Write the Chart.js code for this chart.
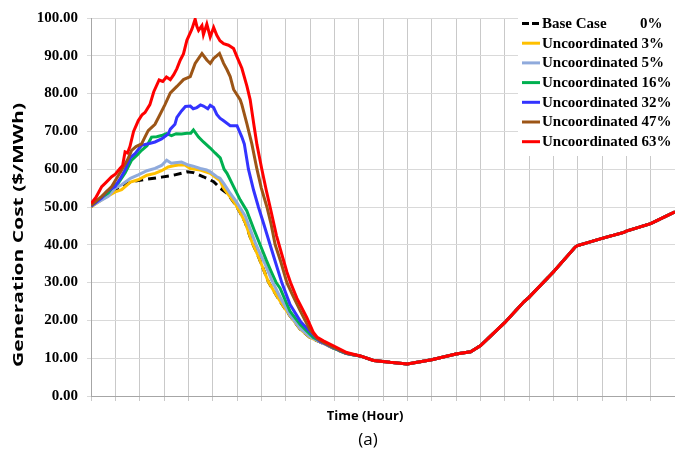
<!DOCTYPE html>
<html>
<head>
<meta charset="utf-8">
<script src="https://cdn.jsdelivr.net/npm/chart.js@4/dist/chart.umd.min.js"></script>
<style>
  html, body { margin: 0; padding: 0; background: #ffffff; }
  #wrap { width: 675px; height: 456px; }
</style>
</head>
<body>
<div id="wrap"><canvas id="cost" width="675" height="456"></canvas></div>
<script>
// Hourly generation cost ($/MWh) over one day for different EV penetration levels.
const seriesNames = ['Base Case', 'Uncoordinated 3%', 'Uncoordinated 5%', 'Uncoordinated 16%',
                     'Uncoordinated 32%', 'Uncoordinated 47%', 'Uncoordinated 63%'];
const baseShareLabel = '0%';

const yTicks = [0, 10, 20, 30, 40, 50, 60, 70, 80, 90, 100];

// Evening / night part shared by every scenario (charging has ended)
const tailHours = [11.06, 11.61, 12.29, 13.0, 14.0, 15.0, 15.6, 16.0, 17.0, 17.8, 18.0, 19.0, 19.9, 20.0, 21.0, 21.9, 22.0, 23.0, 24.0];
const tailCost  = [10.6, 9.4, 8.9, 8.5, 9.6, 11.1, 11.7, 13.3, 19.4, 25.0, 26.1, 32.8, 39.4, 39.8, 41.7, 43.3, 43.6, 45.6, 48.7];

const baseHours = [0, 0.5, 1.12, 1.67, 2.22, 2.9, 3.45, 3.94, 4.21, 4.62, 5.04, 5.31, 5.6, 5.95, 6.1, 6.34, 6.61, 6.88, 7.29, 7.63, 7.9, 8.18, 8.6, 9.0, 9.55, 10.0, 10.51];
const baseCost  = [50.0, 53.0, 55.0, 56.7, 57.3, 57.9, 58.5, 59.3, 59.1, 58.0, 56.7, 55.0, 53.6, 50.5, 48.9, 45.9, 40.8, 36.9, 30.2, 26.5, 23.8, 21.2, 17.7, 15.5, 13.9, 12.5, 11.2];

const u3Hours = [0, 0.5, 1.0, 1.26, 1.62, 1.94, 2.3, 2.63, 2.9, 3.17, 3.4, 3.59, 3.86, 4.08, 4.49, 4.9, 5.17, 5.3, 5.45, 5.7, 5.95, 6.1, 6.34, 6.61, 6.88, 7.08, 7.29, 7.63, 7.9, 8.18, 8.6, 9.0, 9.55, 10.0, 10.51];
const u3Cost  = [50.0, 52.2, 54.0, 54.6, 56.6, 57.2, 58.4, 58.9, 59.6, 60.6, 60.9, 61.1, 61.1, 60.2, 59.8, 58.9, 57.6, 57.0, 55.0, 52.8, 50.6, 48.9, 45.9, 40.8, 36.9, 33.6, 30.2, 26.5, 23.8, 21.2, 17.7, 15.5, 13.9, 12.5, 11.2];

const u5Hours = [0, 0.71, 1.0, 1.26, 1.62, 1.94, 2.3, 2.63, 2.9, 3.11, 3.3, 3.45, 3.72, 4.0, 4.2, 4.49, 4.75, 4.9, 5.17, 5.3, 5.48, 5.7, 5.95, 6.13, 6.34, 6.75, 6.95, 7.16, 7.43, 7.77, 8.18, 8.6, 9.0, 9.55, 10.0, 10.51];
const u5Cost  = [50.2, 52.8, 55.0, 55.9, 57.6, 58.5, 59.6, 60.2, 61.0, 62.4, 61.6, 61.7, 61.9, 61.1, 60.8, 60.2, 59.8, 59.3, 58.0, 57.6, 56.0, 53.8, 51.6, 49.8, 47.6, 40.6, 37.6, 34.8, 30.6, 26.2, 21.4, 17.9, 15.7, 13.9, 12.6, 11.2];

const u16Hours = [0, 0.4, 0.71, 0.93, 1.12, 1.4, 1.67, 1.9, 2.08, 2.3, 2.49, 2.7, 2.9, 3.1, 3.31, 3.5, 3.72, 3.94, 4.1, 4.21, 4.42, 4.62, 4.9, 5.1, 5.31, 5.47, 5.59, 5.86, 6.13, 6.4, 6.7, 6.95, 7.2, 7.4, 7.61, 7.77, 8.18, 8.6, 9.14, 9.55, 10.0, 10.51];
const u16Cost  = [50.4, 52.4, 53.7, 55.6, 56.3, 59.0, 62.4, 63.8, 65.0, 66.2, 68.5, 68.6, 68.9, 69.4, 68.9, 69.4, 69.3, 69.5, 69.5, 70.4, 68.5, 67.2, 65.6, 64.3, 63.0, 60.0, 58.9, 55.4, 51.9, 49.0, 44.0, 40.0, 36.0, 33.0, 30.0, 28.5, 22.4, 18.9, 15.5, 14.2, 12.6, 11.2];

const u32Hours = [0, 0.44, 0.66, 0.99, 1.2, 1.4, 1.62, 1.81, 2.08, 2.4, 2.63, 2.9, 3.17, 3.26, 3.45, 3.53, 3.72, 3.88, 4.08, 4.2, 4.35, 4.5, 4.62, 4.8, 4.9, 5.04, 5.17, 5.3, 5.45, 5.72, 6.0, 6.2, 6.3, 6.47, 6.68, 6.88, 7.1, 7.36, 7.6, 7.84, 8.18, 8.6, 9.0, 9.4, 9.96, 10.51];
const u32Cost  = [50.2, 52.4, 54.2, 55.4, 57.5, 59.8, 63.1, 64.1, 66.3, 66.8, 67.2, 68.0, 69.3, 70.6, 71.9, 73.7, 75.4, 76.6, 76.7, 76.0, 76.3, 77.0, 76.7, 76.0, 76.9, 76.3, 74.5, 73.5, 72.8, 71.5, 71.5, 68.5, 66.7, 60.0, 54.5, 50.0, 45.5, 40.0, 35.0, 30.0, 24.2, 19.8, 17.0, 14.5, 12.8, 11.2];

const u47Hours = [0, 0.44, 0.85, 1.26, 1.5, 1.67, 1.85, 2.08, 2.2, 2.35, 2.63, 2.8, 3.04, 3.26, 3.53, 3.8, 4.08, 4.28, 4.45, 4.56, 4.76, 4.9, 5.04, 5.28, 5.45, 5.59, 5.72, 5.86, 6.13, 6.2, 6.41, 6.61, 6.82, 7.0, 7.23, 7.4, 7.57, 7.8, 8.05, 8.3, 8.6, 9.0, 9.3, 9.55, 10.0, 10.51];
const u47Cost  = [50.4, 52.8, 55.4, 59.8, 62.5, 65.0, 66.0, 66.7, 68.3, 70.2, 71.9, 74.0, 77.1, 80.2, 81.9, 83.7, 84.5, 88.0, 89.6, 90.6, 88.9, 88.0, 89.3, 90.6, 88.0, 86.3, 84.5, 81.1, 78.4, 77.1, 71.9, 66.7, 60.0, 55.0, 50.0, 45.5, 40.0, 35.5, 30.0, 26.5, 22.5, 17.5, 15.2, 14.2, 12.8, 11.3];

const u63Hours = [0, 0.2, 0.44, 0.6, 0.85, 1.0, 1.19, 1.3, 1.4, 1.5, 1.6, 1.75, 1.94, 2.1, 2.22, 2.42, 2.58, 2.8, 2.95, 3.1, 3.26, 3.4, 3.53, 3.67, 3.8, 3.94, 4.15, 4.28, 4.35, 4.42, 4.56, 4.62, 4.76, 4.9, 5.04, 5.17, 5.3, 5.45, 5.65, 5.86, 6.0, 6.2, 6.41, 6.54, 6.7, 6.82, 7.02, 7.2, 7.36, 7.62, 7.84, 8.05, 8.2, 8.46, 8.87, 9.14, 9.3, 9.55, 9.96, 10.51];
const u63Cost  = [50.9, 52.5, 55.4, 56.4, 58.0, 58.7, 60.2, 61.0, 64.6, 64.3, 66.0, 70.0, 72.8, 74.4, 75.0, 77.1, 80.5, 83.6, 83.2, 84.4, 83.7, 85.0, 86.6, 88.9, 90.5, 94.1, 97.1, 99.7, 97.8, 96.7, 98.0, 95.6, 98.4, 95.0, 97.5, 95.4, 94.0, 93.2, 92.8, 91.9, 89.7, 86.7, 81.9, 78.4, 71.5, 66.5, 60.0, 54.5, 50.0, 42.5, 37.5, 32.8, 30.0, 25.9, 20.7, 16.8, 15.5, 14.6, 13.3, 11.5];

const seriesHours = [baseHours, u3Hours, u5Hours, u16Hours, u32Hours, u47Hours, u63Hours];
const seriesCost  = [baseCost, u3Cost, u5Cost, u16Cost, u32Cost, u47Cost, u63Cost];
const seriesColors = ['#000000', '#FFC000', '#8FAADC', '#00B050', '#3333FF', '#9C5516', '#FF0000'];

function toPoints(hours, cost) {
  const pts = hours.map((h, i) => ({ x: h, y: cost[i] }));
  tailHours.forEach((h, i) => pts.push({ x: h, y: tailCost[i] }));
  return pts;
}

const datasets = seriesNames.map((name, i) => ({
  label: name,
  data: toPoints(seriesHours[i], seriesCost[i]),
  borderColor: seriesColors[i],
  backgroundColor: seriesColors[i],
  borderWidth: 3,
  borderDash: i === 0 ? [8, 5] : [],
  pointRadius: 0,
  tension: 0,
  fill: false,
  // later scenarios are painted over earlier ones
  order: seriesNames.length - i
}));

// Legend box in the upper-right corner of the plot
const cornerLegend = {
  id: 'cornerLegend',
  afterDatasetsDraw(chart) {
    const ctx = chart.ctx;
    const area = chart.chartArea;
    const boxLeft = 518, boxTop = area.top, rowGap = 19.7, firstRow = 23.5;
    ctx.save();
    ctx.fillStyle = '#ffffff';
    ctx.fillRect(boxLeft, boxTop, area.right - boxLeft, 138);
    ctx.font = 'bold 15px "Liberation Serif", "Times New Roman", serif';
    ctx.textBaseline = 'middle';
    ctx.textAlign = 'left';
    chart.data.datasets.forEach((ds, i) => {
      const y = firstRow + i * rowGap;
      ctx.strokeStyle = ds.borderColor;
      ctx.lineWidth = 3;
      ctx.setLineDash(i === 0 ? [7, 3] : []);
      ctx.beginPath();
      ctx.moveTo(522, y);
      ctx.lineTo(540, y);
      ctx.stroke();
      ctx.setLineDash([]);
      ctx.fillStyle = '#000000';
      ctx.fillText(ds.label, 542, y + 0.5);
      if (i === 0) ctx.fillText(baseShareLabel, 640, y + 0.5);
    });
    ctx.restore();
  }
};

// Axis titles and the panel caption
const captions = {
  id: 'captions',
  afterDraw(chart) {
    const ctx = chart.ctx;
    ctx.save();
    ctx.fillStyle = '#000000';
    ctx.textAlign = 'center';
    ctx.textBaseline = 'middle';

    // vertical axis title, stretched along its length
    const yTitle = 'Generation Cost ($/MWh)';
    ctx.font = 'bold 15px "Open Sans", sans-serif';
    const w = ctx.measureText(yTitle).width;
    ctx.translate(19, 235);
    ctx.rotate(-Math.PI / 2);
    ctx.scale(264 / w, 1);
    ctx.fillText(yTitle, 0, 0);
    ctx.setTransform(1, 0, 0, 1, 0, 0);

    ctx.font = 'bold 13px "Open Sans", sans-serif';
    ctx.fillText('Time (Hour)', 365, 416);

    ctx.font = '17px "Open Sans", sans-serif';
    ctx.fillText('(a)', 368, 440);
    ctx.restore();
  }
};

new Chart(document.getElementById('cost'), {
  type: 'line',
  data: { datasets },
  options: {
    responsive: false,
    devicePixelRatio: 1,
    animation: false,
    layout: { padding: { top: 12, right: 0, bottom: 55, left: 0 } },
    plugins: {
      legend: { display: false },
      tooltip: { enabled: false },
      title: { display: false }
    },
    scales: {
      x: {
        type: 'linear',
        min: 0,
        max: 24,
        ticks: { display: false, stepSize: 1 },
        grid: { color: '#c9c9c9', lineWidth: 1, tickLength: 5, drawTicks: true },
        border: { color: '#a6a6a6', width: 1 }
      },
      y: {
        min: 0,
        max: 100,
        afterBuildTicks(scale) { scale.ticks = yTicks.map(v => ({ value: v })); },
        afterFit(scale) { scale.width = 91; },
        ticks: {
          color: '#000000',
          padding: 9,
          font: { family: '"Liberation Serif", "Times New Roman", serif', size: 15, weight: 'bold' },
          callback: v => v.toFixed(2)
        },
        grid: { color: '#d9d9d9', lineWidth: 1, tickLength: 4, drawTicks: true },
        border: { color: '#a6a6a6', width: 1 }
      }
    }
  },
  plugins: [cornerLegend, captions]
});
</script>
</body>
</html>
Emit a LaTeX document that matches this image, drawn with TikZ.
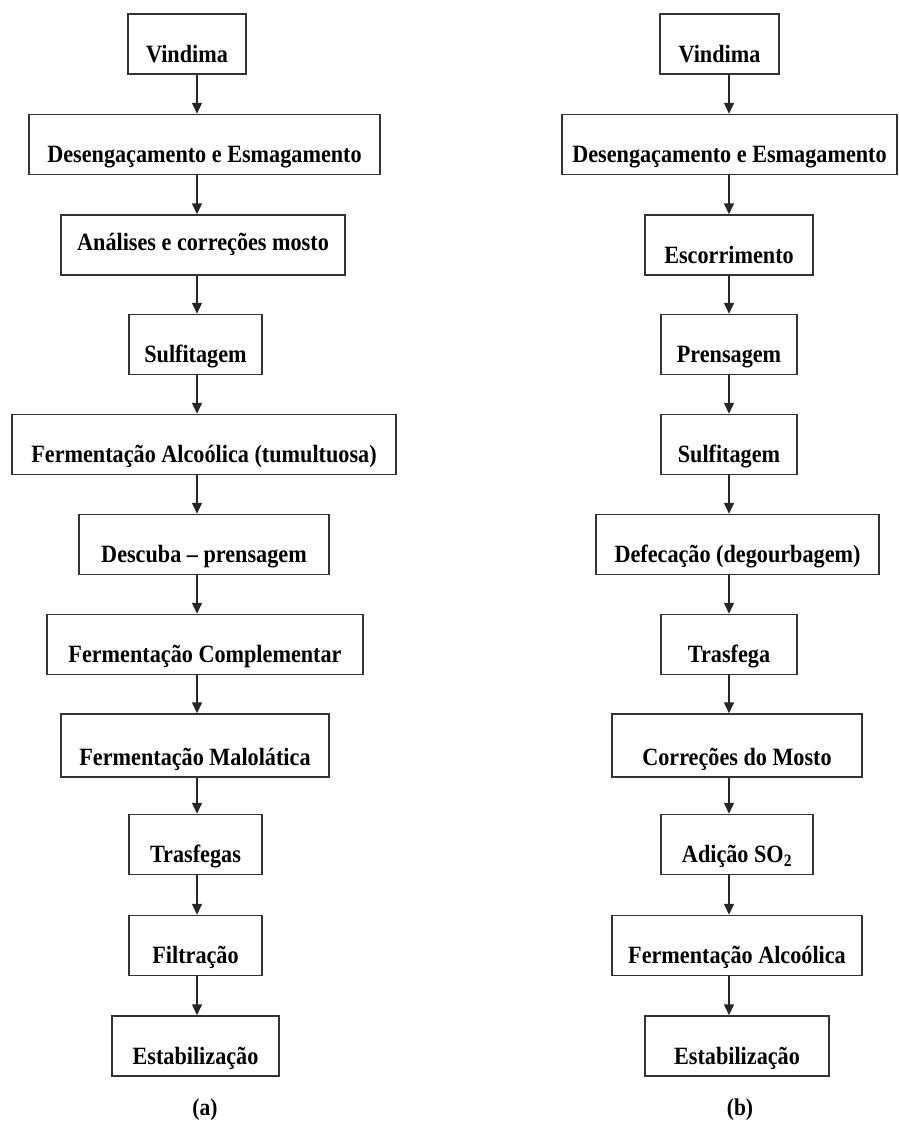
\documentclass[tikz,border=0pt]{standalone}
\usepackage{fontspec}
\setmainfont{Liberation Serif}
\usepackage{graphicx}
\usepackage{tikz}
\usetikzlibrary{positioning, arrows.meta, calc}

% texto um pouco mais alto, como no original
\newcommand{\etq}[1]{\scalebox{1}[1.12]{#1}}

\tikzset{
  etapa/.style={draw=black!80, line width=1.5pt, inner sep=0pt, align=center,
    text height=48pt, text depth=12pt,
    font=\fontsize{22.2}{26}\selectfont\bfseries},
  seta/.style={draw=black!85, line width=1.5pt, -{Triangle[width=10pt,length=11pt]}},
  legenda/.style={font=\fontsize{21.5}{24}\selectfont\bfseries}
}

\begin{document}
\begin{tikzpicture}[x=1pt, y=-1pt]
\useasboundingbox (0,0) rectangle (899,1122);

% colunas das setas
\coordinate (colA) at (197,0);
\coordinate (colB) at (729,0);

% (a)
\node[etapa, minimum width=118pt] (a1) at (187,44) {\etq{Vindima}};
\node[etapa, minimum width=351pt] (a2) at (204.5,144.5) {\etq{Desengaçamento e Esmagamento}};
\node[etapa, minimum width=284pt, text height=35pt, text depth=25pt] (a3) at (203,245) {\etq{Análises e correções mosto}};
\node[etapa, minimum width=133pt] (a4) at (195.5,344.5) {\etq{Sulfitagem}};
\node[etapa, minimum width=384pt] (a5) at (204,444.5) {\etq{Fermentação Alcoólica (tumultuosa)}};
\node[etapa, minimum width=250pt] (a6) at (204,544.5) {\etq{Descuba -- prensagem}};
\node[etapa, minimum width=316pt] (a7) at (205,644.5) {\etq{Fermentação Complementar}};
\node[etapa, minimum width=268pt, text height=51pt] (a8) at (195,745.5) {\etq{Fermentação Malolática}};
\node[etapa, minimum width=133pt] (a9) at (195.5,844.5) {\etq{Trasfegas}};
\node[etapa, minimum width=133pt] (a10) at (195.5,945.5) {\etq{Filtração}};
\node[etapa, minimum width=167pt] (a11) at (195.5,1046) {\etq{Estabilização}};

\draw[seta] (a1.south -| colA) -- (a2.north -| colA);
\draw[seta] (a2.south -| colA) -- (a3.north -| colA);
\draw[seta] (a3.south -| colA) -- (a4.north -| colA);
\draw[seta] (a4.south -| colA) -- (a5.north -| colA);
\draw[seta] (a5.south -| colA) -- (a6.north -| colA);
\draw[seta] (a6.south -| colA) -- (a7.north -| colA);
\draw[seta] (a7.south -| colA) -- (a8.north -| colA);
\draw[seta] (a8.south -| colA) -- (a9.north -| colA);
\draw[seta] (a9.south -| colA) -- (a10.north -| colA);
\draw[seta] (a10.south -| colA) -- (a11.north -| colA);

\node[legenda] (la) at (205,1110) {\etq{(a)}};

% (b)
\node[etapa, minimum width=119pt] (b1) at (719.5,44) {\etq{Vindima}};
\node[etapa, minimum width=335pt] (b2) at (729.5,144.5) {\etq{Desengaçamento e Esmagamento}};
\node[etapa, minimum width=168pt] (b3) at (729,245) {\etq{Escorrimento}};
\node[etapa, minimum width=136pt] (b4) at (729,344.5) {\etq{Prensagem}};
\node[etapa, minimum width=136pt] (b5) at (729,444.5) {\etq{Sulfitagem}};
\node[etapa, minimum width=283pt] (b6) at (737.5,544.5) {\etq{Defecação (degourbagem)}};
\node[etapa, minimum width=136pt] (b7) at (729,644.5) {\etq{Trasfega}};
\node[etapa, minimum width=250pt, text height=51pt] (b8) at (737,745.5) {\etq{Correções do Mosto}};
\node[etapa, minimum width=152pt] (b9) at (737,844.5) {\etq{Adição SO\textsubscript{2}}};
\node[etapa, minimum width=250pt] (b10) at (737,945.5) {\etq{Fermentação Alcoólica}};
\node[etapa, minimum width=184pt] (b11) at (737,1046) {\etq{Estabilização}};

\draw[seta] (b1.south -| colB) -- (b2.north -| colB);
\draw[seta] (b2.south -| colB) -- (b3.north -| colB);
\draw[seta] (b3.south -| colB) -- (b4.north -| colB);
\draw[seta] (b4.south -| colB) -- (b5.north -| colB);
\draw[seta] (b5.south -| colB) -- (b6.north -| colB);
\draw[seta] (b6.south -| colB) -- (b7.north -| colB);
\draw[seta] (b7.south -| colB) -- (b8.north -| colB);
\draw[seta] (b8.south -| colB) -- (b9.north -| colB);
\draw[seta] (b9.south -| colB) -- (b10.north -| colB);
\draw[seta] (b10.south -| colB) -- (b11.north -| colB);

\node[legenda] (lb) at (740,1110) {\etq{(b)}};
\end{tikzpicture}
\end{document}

━━━

Your task is to reproduce only the lines from the one with "Emit a LaTeX" through the one with "(colB) at (729,0);", keeping both ends. Skip every picture.

-- Answer to this problem --
Emit a LaTeX document that matches this image, drawn with TikZ.
\documentclass[tikz,border=0pt]{standalone}
\usepackage{fontspec}
\setmainfont{Liberation Serif}
\usepackage{graphicx}
\usepackage{tikz}
\usetikzlibrary{positioning, arrows.meta, calc}

% texto um pouco mais alto, como no original
\newcommand{\etq}[1]{\scalebox{1}[1.12]{#1}}

\tikzset{
  etapa/.style={draw=black!80, line width=1.5pt, inner sep=0pt, align=center,
    text height=48pt, text depth=12pt,
    font=\fontsize{22.2}{26}\selectfont\bfseries},
  seta/.style={draw=black!85, line width=1.5pt, -{Triangle[width=10pt,length=11pt]}},
  legenda/.style={font=\fontsize{21.5}{24}\selectfont\bfseries}
}

\begin{document}
\begin{tikzpicture}[x=1pt, y=-1pt]
\useasboundingbox (0,0) rectangle (899,1122);

% colunas das setas
\coordinate (colA) at (197,0);
\coordinate (colB) at (729,0);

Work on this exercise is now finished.